A tragic example is that of the captain of the RMS Titanic, captain Edward Smith. Under pressure from the White Star Line to set a new Atlantic crossing record for their newest greyhound, Smith ordered the mighty vessel to sail at nearly full speed in a frigid North Atlantic Sea when there were warnings of icebergs in the area. There was no moon that night and so the lookouts in the crow’s nest (they had no radar in those days), Frederick Fleet and Reginald Lee, did not see the iceberg until the Titanic was about a quarter mile from it. The officer on the bridge, 2nd Officer Charles Lightoller ordered the engine room to reverse engines and pull a hard left rudder. But that was probably what killed the great ship—her rudder was ridiculously small for so large a ship and reversing the engines meant the rudder was even more useless. As a result, the great ship grazed the iceberg, staving in several critical seams near the bow across several water-tight bulkheads. Had she sailed right into the berg, she would have crumpled her bow, but flooded only the bow compartments—and would have survived. So lesson number 1: In an emergency, if you haven’t thought things out yet, don’t go with your first impression!
Now let’s consider a few examples from military history. I know it is not popular today, but the U. S. Civil War can give us many lessons on leadership. In particular, I like the account of General Ulysses Grant in his first head-to-head encounter with the brilliant strategist Robert E. Lee in the Battle of the Wilderness. With a vastly superior army, he was stopped and bloodied by Lee. At one point in the battle, Grant was at his headquarters, whittling on a stick. His generals and staff officers were all in a dither over how badly things were going. Grant heard all he could take and roared, “Some of you always seem to think he [Lee] is suddenly going to turn a double somersault and land on our rear and both of our flanks at the same time. Go back to your command and try to think what we are going to do ourselves, instead of what Lee is going to do.” Lesson number 2: Focus on what you CAN control, not one what you cannot.
Then there is Old Blood and Guts, George Patton. In December of 1944, the Allied armies were closing in on Germany and in the north were spread pretty thinly in the Ardennes Forest (which, it was believed, was too dense to allow a major German offensive). That is precisely what happened though as almost 410,000 German troops and 1,400 tanks, including the new super dreadnaught Tiger II, crashed through the Allied lines. The 101st Airborne Division, the all African American 969th Artillery Battalion and Combat Command B of the 10th Armored Division held Bastogne, a vital crossroads town. The Germans laid siege to the town and threatened to destroy all the American forces there. General Eisenhower, in overall command of the Allied forces, said to his generals at a staff meeting, “The present situation is to be regarded as one of opportunity for us and not of disaster. There will be only cheerful faces at this table.” Patton seized on this statement and said he could grind the Germans up.

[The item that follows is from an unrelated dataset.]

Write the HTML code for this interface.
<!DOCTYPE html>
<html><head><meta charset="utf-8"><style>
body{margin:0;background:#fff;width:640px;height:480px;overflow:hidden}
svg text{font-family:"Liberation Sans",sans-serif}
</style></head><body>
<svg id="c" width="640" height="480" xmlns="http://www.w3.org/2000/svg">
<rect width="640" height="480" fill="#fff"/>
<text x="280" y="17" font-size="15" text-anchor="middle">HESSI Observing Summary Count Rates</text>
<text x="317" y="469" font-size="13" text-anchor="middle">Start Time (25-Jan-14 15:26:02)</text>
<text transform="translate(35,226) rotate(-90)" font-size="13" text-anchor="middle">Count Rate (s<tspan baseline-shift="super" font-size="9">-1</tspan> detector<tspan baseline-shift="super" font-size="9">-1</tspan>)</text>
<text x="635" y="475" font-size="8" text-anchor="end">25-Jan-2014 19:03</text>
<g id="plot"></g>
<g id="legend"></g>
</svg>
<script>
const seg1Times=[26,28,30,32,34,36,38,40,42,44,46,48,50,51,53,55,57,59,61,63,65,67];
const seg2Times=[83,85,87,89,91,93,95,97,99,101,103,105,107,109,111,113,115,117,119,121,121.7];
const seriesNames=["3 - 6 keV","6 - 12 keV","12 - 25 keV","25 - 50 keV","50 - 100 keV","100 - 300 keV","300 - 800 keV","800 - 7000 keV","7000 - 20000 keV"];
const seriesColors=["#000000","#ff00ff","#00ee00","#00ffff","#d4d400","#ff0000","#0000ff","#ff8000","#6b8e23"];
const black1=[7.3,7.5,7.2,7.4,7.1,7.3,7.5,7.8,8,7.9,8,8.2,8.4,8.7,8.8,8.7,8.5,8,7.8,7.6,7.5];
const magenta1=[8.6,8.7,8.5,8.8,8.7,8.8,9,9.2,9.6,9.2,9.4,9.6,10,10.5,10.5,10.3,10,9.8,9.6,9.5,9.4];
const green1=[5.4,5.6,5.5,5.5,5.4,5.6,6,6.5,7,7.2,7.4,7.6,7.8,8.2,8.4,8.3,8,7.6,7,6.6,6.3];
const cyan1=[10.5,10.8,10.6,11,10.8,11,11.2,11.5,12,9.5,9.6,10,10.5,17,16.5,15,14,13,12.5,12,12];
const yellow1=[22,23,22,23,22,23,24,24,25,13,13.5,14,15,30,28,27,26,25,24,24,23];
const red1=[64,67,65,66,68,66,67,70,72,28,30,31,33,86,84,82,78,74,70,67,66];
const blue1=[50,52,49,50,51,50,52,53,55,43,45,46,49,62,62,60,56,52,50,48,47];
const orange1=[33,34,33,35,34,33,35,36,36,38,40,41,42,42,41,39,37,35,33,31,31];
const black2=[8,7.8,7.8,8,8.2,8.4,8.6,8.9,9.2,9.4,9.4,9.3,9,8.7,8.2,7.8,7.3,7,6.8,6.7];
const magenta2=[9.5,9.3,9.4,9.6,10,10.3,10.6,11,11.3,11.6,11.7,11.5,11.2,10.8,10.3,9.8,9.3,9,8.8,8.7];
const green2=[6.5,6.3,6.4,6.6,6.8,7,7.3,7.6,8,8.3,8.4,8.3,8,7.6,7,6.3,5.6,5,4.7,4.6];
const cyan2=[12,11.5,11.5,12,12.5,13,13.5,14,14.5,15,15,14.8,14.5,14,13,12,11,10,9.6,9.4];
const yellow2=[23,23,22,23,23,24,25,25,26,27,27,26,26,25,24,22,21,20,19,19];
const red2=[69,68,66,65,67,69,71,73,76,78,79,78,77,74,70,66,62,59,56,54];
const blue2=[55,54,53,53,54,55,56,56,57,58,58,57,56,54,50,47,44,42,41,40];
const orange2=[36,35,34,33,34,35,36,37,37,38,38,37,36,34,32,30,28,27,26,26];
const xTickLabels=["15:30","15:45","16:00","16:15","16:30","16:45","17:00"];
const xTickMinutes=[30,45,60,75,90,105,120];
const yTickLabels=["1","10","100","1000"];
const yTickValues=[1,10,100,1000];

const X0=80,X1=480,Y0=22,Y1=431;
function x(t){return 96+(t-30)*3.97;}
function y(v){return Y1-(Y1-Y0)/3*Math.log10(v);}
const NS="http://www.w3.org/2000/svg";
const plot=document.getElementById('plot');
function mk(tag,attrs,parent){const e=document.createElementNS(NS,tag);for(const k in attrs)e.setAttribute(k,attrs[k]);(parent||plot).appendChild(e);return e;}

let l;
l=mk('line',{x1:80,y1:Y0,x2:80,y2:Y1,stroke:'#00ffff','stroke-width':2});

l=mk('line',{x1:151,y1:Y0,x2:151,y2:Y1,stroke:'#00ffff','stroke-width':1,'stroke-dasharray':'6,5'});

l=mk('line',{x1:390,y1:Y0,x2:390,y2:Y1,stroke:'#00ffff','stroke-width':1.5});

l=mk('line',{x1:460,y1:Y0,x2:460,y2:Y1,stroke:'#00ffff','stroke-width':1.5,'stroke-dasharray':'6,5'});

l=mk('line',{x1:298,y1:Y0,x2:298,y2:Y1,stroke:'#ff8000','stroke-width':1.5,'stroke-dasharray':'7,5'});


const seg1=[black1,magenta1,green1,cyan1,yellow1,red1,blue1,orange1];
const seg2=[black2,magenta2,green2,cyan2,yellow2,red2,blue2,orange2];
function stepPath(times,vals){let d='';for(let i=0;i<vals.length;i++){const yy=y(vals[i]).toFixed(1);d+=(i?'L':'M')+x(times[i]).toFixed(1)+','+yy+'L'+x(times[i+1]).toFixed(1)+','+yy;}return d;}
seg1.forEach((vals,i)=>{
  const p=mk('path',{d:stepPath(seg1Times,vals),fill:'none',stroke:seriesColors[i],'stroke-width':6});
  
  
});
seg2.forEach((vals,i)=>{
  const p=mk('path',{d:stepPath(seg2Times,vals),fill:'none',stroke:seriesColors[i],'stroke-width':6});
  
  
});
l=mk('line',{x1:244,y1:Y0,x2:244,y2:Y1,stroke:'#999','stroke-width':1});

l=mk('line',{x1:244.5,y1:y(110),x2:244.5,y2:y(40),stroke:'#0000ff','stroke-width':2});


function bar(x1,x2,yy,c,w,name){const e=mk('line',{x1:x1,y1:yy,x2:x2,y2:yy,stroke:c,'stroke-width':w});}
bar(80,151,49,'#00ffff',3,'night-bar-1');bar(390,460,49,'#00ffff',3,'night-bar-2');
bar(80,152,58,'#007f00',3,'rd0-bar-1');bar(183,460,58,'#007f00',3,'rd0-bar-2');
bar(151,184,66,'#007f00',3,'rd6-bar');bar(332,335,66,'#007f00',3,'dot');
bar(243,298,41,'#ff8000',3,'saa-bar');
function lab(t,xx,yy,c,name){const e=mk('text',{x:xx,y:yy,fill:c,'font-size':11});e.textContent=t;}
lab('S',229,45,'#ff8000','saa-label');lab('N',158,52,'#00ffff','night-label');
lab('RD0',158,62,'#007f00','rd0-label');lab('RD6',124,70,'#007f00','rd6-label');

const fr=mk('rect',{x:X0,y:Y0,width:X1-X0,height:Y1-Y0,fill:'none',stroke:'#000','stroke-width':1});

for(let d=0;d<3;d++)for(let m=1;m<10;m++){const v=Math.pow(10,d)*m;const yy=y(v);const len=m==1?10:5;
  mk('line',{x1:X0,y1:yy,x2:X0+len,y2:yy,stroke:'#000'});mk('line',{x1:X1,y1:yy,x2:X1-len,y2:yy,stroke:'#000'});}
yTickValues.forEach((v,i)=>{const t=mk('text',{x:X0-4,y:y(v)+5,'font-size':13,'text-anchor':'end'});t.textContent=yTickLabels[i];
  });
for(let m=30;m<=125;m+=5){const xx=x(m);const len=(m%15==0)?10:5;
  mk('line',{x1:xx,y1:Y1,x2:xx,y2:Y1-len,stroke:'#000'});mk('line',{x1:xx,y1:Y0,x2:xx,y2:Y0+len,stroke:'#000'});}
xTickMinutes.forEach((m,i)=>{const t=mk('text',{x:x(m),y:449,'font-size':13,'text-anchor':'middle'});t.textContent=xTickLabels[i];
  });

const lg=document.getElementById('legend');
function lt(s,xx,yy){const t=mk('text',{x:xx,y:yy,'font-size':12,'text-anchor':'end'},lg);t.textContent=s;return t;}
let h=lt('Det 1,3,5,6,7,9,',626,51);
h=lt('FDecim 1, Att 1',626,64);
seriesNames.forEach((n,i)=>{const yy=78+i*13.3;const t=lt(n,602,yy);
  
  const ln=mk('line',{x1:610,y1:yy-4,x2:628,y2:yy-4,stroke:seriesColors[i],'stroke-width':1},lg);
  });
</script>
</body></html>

Eisenhower, skeptical of this boast, since Patton’s Army was over 100 miles to the south and heavily engaged with the Germans themselves, asked how he proposed to do that. Patton replied that he could attack with two divisions within 48 hours. The other staff officers were stunned and doubtful, but Patton had already ordered his commanders to prepare plans for just such a move, and true to his word, within 48 hours, he hit the Germans on their south flank at Bastogne and crushed their advance. Lesson number 3: When things look impossible, don’t lose your head. Prepare as best you can and then execute your plan with determination and energy.
I could go on about other great feats of leadership in the midst of the “fog of war”—Powell and Schwartzkopf in Iraqi Freedom/Desert Storm, Eisenhower at D-Day, Spruance at Midway. But they all have the same lessons. In the midst of uncertainly and rapidly changing developments, remain flexible, don’t let a setback stop you, and constantly seek how the dynamics of the situation may present an opportunity for you.
So chin up, Warriors! We did not foresee these savage counterattacks on our economy, but we will survive them and, as Eisenhower said to his generals during The Bulge, “The present situation is to be regarded as one of opportunity for us and not of disaster.” Summon the Patton inside of you, the Spruance, the Powell/Schwartzkopf. Stay flexible and ready to hit and hit hard when the opportunity opens itself (and it WILL open itself)!
And yes, there will be cheerful faces at this table!